Gather every line from the entries below that includes "matplotlib".

- Part of a data file
┏━━
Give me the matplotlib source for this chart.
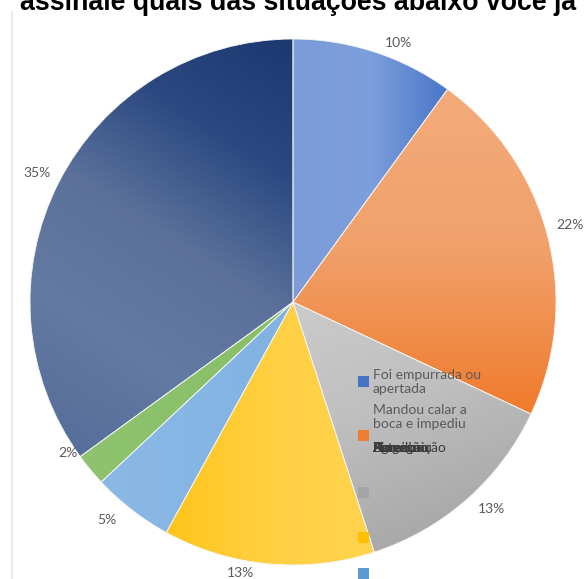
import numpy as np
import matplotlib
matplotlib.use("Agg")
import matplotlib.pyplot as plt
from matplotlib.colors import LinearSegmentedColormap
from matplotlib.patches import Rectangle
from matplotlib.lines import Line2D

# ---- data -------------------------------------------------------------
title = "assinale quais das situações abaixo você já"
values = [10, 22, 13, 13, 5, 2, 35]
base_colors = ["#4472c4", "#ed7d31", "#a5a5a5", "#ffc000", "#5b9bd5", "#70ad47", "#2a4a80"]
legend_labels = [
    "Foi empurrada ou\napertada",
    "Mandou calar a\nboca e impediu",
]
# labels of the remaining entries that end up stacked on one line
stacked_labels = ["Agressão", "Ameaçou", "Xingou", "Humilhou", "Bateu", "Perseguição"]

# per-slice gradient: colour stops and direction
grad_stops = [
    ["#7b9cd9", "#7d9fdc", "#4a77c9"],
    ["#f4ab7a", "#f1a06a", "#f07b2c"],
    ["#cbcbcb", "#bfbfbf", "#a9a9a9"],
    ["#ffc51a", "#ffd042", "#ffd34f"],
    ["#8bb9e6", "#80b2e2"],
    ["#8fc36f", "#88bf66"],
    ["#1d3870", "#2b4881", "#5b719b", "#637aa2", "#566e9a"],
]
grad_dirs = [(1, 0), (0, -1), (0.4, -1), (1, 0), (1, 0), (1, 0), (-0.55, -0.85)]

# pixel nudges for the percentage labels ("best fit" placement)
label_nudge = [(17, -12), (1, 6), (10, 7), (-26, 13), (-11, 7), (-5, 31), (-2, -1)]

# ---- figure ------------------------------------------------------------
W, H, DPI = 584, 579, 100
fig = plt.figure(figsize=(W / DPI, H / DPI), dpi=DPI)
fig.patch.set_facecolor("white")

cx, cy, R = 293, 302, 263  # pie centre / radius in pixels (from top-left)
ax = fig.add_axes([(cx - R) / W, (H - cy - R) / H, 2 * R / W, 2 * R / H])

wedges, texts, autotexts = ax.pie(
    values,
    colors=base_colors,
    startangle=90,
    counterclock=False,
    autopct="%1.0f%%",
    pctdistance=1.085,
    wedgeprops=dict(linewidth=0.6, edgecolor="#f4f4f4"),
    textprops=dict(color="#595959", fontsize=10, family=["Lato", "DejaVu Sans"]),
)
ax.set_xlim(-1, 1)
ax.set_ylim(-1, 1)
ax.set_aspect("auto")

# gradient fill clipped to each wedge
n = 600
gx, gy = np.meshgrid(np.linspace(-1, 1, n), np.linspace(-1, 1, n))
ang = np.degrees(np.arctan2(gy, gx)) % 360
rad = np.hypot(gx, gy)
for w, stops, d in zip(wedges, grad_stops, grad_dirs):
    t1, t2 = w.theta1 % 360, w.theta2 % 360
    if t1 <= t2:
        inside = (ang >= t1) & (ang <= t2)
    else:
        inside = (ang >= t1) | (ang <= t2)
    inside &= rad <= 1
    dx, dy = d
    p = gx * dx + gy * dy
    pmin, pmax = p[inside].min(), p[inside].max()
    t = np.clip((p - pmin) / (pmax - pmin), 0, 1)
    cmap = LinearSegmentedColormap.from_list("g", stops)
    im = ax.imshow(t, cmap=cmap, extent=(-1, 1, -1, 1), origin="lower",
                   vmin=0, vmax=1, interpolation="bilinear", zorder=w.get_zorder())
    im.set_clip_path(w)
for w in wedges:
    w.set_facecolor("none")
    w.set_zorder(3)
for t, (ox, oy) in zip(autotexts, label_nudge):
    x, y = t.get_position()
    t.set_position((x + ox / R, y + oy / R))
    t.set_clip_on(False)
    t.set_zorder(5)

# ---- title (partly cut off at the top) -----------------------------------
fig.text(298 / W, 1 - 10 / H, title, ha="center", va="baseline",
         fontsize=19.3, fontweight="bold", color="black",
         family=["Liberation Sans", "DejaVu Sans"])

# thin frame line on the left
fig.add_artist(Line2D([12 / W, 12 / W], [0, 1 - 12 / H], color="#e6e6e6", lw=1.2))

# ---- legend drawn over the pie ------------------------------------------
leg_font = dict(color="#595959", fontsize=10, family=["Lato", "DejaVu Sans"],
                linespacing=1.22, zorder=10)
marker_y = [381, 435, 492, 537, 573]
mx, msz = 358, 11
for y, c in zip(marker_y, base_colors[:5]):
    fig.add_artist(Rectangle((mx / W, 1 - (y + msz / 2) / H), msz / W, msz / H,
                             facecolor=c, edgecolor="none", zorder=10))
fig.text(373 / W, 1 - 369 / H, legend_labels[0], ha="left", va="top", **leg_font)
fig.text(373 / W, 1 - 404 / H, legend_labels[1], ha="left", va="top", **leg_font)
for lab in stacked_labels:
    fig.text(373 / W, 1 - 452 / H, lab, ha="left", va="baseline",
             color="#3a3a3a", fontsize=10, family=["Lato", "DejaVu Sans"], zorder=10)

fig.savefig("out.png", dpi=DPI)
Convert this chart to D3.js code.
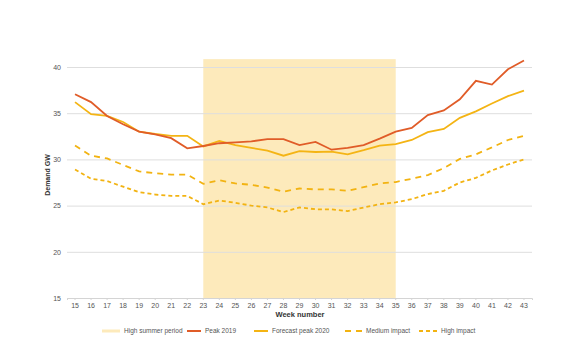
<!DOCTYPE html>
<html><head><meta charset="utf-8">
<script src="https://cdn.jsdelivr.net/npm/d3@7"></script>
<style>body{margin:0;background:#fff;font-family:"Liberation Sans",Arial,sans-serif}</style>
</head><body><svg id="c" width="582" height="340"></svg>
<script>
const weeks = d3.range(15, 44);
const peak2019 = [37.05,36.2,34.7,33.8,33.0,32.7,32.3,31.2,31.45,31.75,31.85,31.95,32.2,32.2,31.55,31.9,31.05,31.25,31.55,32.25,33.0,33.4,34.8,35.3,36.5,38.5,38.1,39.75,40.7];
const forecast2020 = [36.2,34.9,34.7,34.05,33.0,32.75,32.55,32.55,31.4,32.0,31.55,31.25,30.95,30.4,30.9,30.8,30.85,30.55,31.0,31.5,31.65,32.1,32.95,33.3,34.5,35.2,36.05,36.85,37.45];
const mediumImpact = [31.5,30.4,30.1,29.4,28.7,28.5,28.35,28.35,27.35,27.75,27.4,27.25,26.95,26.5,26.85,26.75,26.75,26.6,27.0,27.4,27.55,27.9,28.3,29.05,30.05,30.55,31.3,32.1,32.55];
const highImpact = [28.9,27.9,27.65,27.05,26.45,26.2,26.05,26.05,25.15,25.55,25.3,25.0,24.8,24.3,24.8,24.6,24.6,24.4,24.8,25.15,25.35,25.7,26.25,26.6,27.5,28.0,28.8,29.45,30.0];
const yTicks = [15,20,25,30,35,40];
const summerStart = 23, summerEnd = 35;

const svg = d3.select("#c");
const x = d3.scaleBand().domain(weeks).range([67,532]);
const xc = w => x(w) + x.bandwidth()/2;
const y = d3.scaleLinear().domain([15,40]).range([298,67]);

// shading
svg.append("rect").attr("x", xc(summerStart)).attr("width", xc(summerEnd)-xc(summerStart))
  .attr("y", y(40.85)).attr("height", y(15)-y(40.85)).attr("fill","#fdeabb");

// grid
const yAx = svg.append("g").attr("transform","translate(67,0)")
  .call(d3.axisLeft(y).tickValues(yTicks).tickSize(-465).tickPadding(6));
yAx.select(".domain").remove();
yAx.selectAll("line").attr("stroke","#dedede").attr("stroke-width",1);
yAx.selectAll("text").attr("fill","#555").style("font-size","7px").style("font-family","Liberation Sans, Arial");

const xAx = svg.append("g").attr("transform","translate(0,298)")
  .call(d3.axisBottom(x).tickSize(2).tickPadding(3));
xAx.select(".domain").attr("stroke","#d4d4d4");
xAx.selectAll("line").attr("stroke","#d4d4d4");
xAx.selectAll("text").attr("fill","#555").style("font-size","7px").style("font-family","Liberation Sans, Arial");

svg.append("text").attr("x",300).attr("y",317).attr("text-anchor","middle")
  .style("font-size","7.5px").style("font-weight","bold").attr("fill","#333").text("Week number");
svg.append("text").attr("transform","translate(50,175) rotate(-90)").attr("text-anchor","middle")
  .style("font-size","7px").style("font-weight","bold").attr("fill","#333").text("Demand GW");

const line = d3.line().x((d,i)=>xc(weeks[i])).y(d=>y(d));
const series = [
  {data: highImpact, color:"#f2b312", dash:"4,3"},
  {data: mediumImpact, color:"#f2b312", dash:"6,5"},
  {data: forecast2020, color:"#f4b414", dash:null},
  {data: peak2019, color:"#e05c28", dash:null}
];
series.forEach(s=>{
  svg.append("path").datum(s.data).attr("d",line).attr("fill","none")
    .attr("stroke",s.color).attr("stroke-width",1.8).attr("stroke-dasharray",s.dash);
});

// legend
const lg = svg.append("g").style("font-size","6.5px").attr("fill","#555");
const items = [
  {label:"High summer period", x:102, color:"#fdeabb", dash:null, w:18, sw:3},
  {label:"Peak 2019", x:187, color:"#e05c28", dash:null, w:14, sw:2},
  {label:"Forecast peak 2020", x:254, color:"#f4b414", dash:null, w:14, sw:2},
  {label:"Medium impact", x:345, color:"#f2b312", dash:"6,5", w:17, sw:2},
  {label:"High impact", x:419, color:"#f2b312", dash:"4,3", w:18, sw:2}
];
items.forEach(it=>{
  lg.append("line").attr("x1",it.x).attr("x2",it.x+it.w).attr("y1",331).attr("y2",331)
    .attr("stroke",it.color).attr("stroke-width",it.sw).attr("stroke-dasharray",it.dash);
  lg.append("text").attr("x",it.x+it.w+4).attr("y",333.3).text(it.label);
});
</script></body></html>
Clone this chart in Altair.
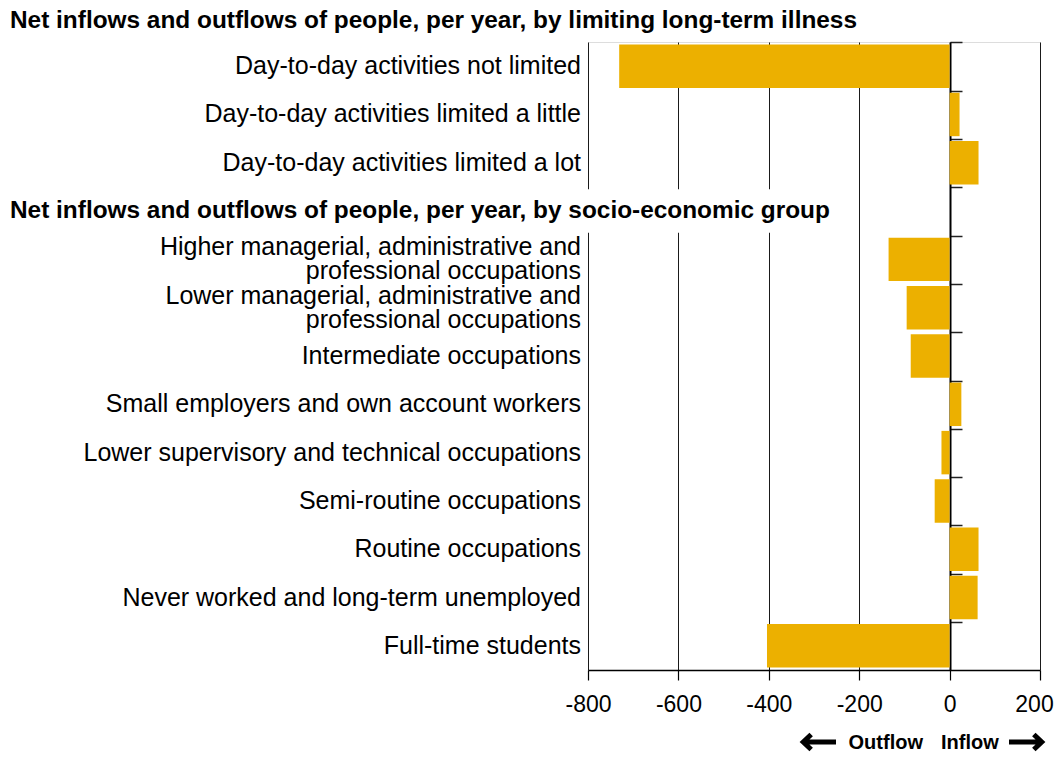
┗━━
- Answer below
Give me the matplotlib source for this chart.
import matplotlib
matplotlib.use("Agg")
import matplotlib.pyplot as plt
from matplotlib.colors import LinearSegmentedColormap
from matplotlib.patches import Rectangle
from matplotlib.lines import Line2D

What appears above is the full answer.